╔══
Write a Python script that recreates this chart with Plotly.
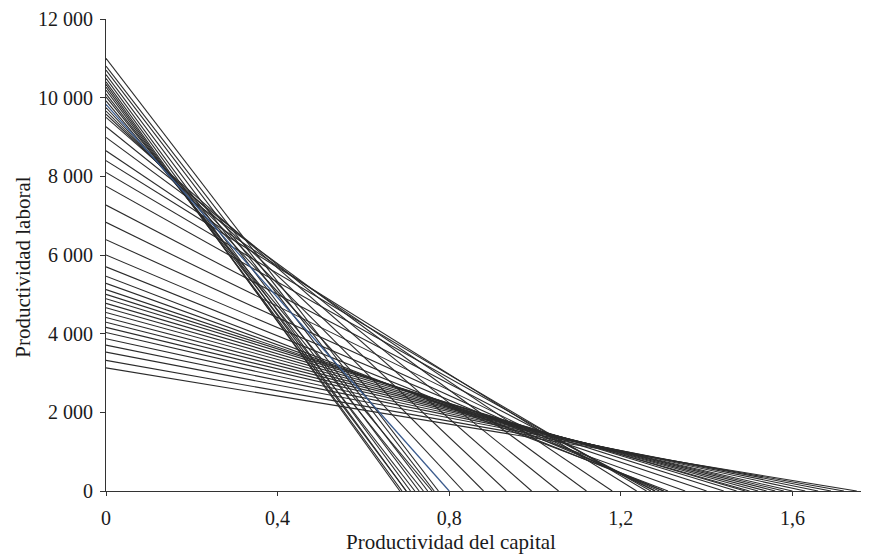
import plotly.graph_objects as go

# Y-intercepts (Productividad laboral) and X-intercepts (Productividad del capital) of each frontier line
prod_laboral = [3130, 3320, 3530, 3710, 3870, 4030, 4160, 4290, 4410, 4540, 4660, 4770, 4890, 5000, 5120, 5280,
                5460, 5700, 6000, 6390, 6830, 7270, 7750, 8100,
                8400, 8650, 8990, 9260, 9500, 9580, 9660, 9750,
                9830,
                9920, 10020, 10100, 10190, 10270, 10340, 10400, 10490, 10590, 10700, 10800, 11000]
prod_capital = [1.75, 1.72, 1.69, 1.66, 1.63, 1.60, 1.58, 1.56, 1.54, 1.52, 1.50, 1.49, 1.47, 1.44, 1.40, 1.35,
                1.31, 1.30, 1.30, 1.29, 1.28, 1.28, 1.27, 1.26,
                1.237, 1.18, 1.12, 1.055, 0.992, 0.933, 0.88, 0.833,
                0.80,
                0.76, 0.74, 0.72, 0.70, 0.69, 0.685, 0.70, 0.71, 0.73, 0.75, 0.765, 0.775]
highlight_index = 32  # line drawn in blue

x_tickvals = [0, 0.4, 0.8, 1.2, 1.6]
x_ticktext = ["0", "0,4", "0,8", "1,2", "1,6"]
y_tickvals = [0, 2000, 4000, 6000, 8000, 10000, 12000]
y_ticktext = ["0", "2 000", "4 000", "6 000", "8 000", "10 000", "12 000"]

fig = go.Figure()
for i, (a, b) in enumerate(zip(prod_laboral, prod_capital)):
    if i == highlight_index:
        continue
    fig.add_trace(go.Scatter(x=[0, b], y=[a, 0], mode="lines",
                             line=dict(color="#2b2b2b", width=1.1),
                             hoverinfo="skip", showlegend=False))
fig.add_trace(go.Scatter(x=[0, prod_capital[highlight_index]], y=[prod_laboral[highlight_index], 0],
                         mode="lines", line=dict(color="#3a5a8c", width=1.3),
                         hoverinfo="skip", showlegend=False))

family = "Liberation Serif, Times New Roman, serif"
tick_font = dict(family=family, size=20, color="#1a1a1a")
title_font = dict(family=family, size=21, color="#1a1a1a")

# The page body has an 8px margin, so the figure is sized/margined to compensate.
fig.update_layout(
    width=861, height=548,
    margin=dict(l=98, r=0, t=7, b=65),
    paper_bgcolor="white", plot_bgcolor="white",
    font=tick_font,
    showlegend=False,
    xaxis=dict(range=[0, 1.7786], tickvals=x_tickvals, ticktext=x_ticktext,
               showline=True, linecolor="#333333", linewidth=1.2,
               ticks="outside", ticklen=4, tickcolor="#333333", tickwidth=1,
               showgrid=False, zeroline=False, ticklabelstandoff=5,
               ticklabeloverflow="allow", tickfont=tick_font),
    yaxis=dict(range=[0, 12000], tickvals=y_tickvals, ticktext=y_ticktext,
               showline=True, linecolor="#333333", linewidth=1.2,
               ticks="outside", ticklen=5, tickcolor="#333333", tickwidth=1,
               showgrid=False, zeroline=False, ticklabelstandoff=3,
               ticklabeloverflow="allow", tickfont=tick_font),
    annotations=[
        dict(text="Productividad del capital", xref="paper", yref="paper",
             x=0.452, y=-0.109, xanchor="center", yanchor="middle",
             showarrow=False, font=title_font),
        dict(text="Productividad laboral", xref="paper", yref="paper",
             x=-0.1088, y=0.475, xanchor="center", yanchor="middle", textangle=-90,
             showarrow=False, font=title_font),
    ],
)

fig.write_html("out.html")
╚══
=== Do this ===
Repeat only the lines between the start of the data and the line with "highlight_index = 32", including those two lines, and skip the pictures.

=== Full answer ===
Write a Python script that recreates this chart with Plotly.
import plotly.graph_objects as go

# Y-intercepts (Productividad laboral) and X-intercepts (Productividad del capital) of each frontier line
prod_laboral = [3130, 3320, 3530, 3710, 3870, 4030, 4160, 4290, 4410, 4540, 4660, 4770, 4890, 5000, 5120, 5280,
                5460, 5700, 6000, 6390, 6830, 7270, 7750, 8100,
                8400, 8650, 8990, 9260, 9500, 9580, 9660, 9750,
                9830,
                9920, 10020, 10100, 10190, 10270, 10340, 10400, 10490, 10590, 10700, 10800, 11000]
prod_capital = [1.75, 1.72, 1.69, 1.66, 1.63, 1.60, 1.58, 1.56, 1.54, 1.52, 1.50, 1.49, 1.47, 1.44, 1.40, 1.35,
                1.31, 1.30, 1.30, 1.29, 1.28, 1.28, 1.27, 1.26,
                1.237, 1.18, 1.12, 1.055, 0.992, 0.933, 0.88, 0.833,
                0.80,
                0.76, 0.74, 0.72, 0.70, 0.69, 0.685, 0.70, 0.71, 0.73, 0.75, 0.765, 0.775]
highlight_index = 32  # line drawn in blue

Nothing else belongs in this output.